WHAT IS BEING ASKED: Reproduce exactly the lines below, from the first one through the line containing "34.2, 34.55, 33.0, 28.55, 31.25, 30.1]", and omit any pictures.

PROVIDED MATERIAL:
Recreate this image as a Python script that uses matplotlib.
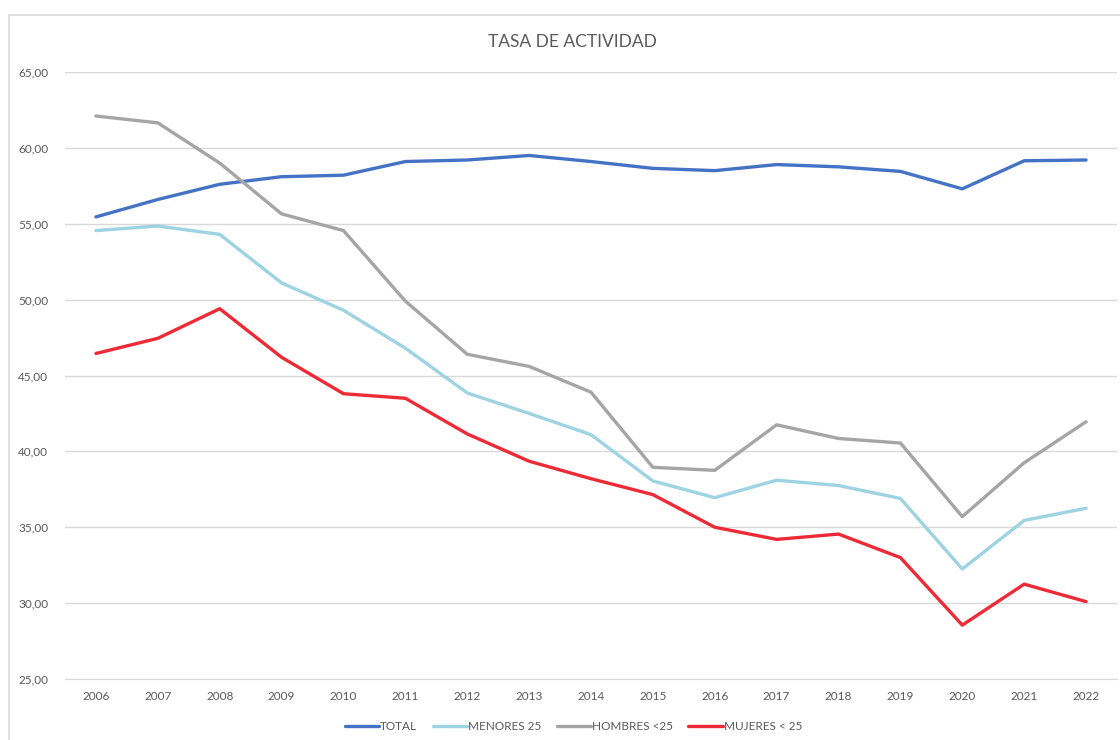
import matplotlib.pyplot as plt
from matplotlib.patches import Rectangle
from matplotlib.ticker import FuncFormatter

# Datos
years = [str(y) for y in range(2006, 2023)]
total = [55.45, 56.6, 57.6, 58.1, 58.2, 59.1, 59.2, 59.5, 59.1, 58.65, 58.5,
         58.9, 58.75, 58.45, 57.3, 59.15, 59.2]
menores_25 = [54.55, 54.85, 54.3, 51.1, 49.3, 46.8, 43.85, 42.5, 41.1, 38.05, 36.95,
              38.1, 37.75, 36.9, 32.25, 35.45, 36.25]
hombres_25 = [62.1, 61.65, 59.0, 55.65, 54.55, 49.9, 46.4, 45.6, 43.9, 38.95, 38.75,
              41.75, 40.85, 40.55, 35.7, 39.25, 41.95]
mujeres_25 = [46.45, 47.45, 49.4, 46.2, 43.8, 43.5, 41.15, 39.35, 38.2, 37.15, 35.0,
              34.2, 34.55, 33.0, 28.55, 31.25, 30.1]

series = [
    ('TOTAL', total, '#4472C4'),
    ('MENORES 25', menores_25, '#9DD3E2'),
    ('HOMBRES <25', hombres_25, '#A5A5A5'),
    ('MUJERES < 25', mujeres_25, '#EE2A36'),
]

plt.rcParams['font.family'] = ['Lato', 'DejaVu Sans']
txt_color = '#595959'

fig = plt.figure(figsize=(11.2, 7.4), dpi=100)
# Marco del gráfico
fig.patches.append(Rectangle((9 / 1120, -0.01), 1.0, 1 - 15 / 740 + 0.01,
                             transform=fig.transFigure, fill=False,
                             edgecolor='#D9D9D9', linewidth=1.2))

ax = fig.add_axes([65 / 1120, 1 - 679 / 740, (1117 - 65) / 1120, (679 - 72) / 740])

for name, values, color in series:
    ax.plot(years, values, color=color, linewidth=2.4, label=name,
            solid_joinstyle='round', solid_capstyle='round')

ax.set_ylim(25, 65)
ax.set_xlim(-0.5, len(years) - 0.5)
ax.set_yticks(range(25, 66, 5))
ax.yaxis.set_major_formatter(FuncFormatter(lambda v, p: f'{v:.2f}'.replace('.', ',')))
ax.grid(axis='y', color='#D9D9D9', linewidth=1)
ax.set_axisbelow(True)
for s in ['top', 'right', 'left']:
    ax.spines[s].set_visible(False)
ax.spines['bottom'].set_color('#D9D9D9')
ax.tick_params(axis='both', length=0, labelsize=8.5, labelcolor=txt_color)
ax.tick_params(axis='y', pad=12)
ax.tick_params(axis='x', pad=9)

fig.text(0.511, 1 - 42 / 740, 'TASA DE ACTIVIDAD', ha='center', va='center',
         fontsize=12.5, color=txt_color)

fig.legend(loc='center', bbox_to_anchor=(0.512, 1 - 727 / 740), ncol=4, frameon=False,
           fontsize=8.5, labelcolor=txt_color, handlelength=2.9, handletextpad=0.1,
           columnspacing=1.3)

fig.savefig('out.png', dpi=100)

RESULT OF THIS EXERCISE:
Recreate this image as a Python script that uses matplotlib.
import matplotlib.pyplot as plt
from matplotlib.patches import Rectangle
from matplotlib.ticker import FuncFormatter

# Datos
years = [str(y) for y in range(2006, 2023)]
total = [55.45, 56.6, 57.6, 58.1, 58.2, 59.1, 59.2, 59.5, 59.1, 58.65, 58.5,
         58.9, 58.75, 58.45, 57.3, 59.15, 59.2]
menores_25 = [54.55, 54.85, 54.3, 51.1, 49.3, 46.8, 43.85, 42.5, 41.1, 38.05, 36.95,
              38.1, 37.75, 36.9, 32.25, 35.45, 36.25]
hombres_25 = [62.1, 61.65, 59.0, 55.65, 54.55, 49.9, 46.4, 45.6, 43.9, 38.95, 38.75,
              41.75, 40.85, 40.55, 35.7, 39.25, 41.95]
mujeres_25 = [46.45, 47.45, 49.4, 46.2, 43.8, 43.5, 41.15, 39.35, 38.2, 37.15, 35.0,
              34.2, 34.55, 33.0, 28.55, 31.25, 30.1]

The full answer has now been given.